Well, this is one of those for grown-ups.  Derek's mom got this book for me for Christmas, and it was one of those things I didn't know I wanted.  It is so fun and entertaining and ruinous.  Why ruinous?  Well, you open up the book, and you pick a not-a-puzzle, and all is going well because you purposely sat down to have this ten minutes to yourself, then five minutes have passed and you think, Okay, I'm just going to go to dot 201, and then maybe if I have time later I'll do a bit more, but then something happens and you find yourself muttering, "Dot 835, where is dot 835?" and waaaay more than ten minutes have elapsed.

Click to embiggen, please.

As a now-veteran dot-to-dotter (why no, I haven't ever been in danger of being voted "Most Popular" in any school I've attended; why do you ask?), allow me to make a few suggestions before you embark on your first, sweet dot-to-dot experience.


  • Light.  You are going to need good, strong, bright light.  Daylight is what I've found I prefer, which is a bit of a shame as it's at such a premium this time of year.  It is helpful that the dots are printed in different colors 100 at a time (1-100 are blue, 101-200 are yellow, etc, etc), at least in this book, but still, those are tiny dots with tiny numbers beside them.  It's possible that if you have younger, stronger eyes than mine you'll need something less than surgical theater lights to complete these, but otherwise, let there be light.

  • A sharp pencil, unless you're the reckless type who eats danger for breakfast but also enjoys a calming indoor activity in the afternoon.  The rest of us need something with an eraser and plenty of fiber.

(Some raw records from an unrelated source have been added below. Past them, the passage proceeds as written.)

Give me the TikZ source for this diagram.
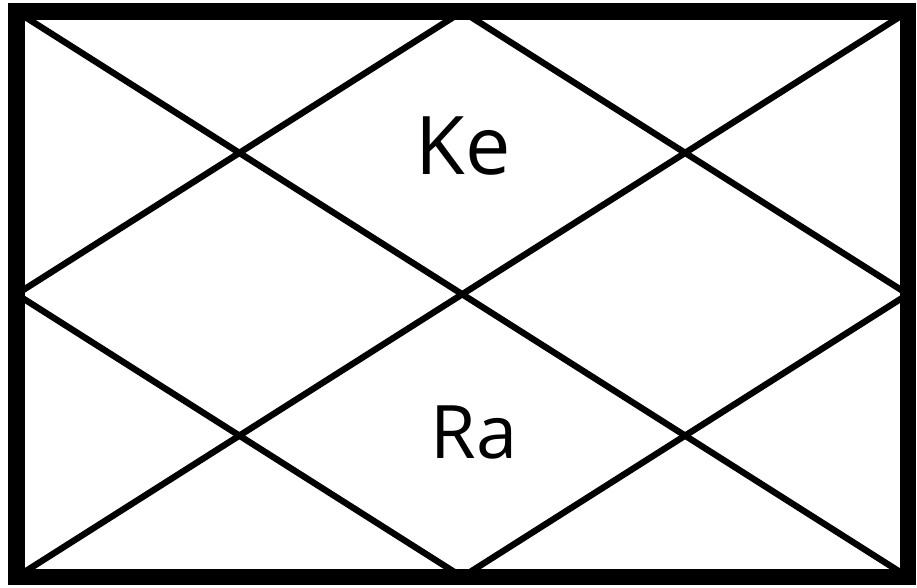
\documentclass[tikz,border=0pt]{standalone}
\usepackage{fontspec}
\setmainfont{Open Sans}
\usetikzlibrary{positioning, calc}
\tikzset{
    frame/.style={line width=4.8pt, line join=miter},
    house/.style={line width=1.8pt, line cap=round},
    planet/.style={inner sep=0pt, anchor=center}
}

\begin{document}
\begin{tikzpicture}[x=0.01cm, y=-0.01cm]
    % --- CANVAS ---
    \useasboundingbox (0,0) rectangle (917,587);

    % Corners of the chart
    \coordinate (nw) at (16.5,11.5);
    \coordinate (ne) at (908,11.5);
    \coordinate (se) at (908,577);
    \coordinate (sw) at (16.5,577);

    % Midpoints of the sides
    \coordinate (n) at ($(nw)!0.5!(ne)$);
    \coordinate (e) at ($(ne)!0.5!(se)$);
    \coordinate (s) at ($(sw)!0.5!(se)$);
    \coordinate (w) at ($(nw)!0.5!(sw)$);

    % Diagonals
    \draw[house] (nw) -- (se);
    \draw[house] (ne) -- (sw);

    % Inner diamond
    \draw[house] (n) -- (e) -- (s) -- (w) -- cycle;

    % Outer frame
    \draw[frame] (nw) rectangle (se);

    % Planets
    \node[planet, font=\fontsize{23}{27}\selectfont] (ke) at (463,146) {Ke};
    \node[planet, font=\fontsize{21}{25}\selectfont] (ra) at (474,432) {Ra};
\end{tikzpicture}
\end{document}
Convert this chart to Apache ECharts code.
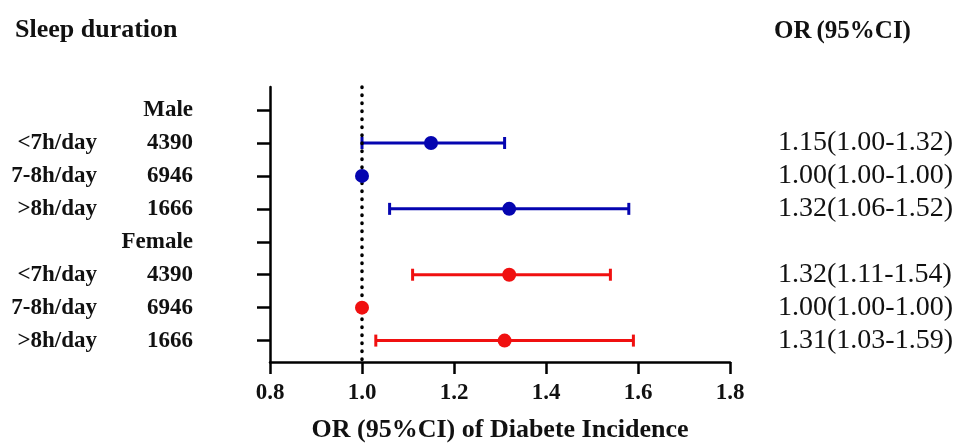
<!DOCTYPE html>
<html>
<head>
<meta charset="utf-8">
<script src="https://cdn.jsdelivr.net/npm/echarts@6/dist/echarts.min.js"></script>
<style>html,body{margin:0;padding:0;background:#fff;}#c{width:956px;height:448px;}</style>
</head>
<body>
<div id="c"></div>
<script>
// Rows, top to bottom
const rowNames  = ['', '<7h/day', '7-8h/day', '>8h/day', '', '<7h/day', '7-8h/day', '>8h/day'];
const rowCounts = ['Male', '4390', '6946', '1666', 'Female', '4390', '6946', '1666'];
const rowGroup  = ['', 'Male', 'Male', 'Male', '', 'Female', 'Female', 'Female'];
// Values
const orPoint = [null, 1.15, 1.00, 1.32, null, 1.32, 1.00, 1.31];
const orLower = [null, 1.00, 1.00, 1.06, null, 1.11, 1.00, 1.03];
const orUpper = [null, 1.31, 1.00, 1.58, null, 1.54, 1.00, 1.59];
// Text column
const orText = ['', '1.15(1.00-1.32)', '1.00(1.00-1.00)', '1.32(1.06-1.52)', '', '1.32(1.11-1.54)', '1.00(1.00-1.00)', '1.31(1.03-1.59)'];
const xTicks = [0.8, 1.0, 1.2, 1.4, 1.6, 1.8];
const groupColors = { Male: '#0505b0', Female: '#f01010' };

const FONT = '"Liberation Serif", "Times New Roman", serif';
const rowPos = rowNames.map((_, i) => i + 1);

function buildSeries(group) {
  const pts = [], bars = [];
  rowGroup.forEach((g, i) => {
    if (g !== group || orPoint[i] == null) return;
    pts.push([orPoint[i], i + 1]);
    if (orUpper[i] > orLower[i]) bars.push([orLower[i], orUpper[i], i + 1]);
  });
  return { pts, bars };
}

const series = [];
['Male', 'Female'].forEach((g, gi) => {
  const d = buildSeries(g);
  const color = groupColors[g];
  const bar = {
    type: 'custom',
    name: g + ' CI',
    z: 2,
    silent: true,
    data: d.bars,
    renderItem: function (params, api) {
      const lo = api.coord([api.value(0), api.value(2)]);
      const hi = api.coord([api.value(1), api.value(2)]);
      const h = 6;
      const style = { stroke: color, lineWidth: 3, fill: null };
      return {
        type: 'group',
        children: [
          { type: 'line', shape: { x1: lo[0], y1: lo[1], x2: hi[0], y2: hi[1] }, style },
          { type: 'line', shape: { x1: lo[0], y1: lo[1] - h, x2: lo[0], y2: lo[1] + h }, style },
          { type: 'line', shape: { x1: hi[0], y1: hi[1] - h, x2: hi[0], y2: hi[1] + h }, style }
        ]
      };
    },
    encode: { x: [0, 1], y: 2 }
  };
  if (gi === 0) {
    bar.markLine = {
      symbol: 'none', silent: true, label: { show: false },
      lineStyle: { type: [0.5, 7.5], cap: 'round', width: 3.5, color: '#000' },
      data: [{ xAxis: 1.0 }]
    };
  }
  series.push(bar);
  series.push({
    type: 'scatter', name: g, z: 5,
    symbol: 'circle', symbolSize: 14,
    itemStyle: { color: color, opacity: 1 },
    data: d.pts
  });
});

const chart = echarts.init(document.getElementById('c'));
chart.setOption({
  animation: false,
  backgroundColor: '#fff',
  title: [
    { text: 'Sleep duration', left: 10, top: 12,
      textStyle: { fontFamily: FONT, fontWeight: 'bold', fontSize: 26, color: '#111' } },
    { text: '{b|OR} {n|(95%CI)}', left: 769, top: 14,
      textStyle: { rich: {
        b: { fontFamily: FONT, fontWeight: 'bold', fontSize: 25, color: '#111' },
        n: { fontFamily: FONT, fontSize: 25, color: '#111' } } } }
  ],
  grid: { left: 270, right: 226, top: 87, bottom: 79, containLabel: false },
  xAxis: {
    type: 'value', min: 0.8, max: 1.8, interval: 0.2,
    axisLine: { show: true, lineStyle: { color: '#000', width: 2.5 } },
    axisTick: { show: true, length: 12, lineStyle: { color: '#000', width: 2.5 } },
    splitLine: { show: false },
    axisLabel: { margin: 20, fontFamily: FONT, fontWeight: 'bold', fontSize: 23, color: '#111',
      formatter: v => v.toFixed(1) },
    name: 'OR (95%CI) of Diabete Incidence', nameLocation: 'middle', nameGap: 55,
    nameTextStyle: { fontFamily: FONT, fontWeight: 'bold', fontSize: 26, color: '#111' }
  },
  yAxis: [
    {
      type: 'value', inverse: true, min: 0.3, max: 8.65, position: 'left',
      axisLine: { show: true, lineStyle: { color: '#000', width: 2.5 } },
      axisTick: { show: true, length: 13, customValues: rowPos, lineStyle: { color: '#000', width: 2.5 } },
      splitLine: { show: false },
      axisLabel: {
        customValues: rowPos, margin: 77,
        formatter: v => {
          const i = Math.round(v) - 1;
          return rowNames[i] ? '{a|' + rowNames[i] + '}{b|' + rowCounts[i] + '}' : '{b|' + rowCounts[i] + '}';
        },
        rich: {
          a: { width: 90, align: 'right', fontFamily: FONT, fontWeight: 'bold', fontSize: 23, color: '#111' },
          b: { width: 96, align: 'right', fontFamily: FONT, fontWeight: 'bold', fontSize: 23, color: '#111' }
        }
      }
    },
    {
      type: 'value', inverse: true, min: 0.3, max: 8.65, position: 'right',
      axisLine: { show: false }, axisTick: { show: false }, splitLine: { show: false },
      axisLabel: {
        customValues: rowPos.filter((p, i) => orText[i]), margin: 48,
        formatter: v => orText[Math.round(v) - 1],
        fontFamily: FONT, fontSize: 28, color: '#111', align: 'left'
      }
    }
  ],
  series: series
});
</script>
</body>
</html>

  • A straight edge, because it's possible that four dots into their first page one might discover that one is a monkey whose monkey fingers cannot draw a straight line to save her monkey life.  Or, you know... so I've heard.


And see?  Just like when you were young, you can make-believe your monkey fingers are capable of something even remotely artistic.  Which is fun, if misleading, but I'm pretty sure I've looked at any number of pieces in museums that would fit neatly into the "fun, if misleading" category.